The hastily built twenty three meter thick backdrop might or might not stop the rail gun projectile entirely even if it broke it up. It might also deflect out the side or up. It was the best they could do on short notice and they were evacuating everything in a wide cone behind it.

Everyone retreated and sheltered behind the armored mobile gun. A few even squatted down behind it, which Brinks found amusing. They had a mobile flash x-ray unit set to take a series of scans once the projectile reached the far side of the computer. The theory being it would help them reconstruct the pieces after they were mechanically scattered. Brinks didn't expect to live long enough to even see the flash. He was right.

* * *

Jeff's phone pinged. "Boom," said Chen when he answered.

"Well crap. I expected that when they didn't reply in an hour," Jeff admitted. "Where?"

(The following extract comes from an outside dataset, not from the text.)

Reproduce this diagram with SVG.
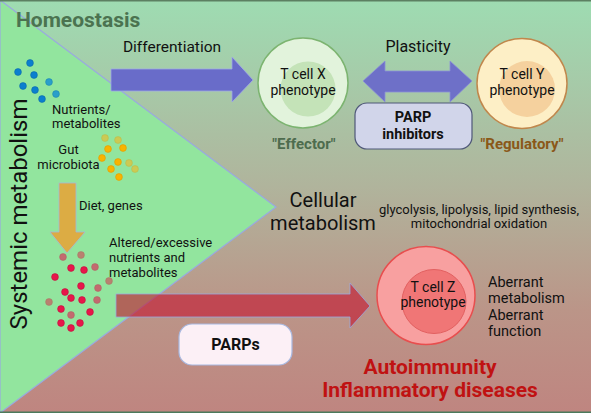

"The military installation at Pensacola, Florida," Chen said. "But the yield was, again, more than expected. It was near the upper end of what you expected, a good fifteen megatons. Any ideas why that would happen?" Chen asked.

Among the questions Jeff had asked himself over and over the last few hours was if they might do something to make it produce the full yield. There were a couple possibilities.

"It's conceivable if they destroyed the front computer or the rear computer, but not both at the same time it might make the device revert to a full yield default," Jeff decided. "But doing that might also have damaged some internal structures I'd rather not describe to you, or anybody, which would produce a partial yield. So yeah, it could happen. I'm glad it was at least somewhat moderated. And at least they didn't work on it somewhere with a huge population."

"They're going to have a shallow new western lobe to the Pensacola Bay there, open to the Gulf without any barrier islands, but I suspect in a few years they'll reform," Chen said. "If it had been a full yield device it would have opened a passage up to Pedido Bay, and made a new island. I expect there will be considerable damage on the west end of the city."

"I'm sure they are going to vilify me to no end," Jeff agreed. "I hope you didn't lose any assets?"

"I'm as reluctant to describe my assets as you are bomb parts, but no, I didn't have anyone close enough to do more than see it on the horizon," Chen assured him.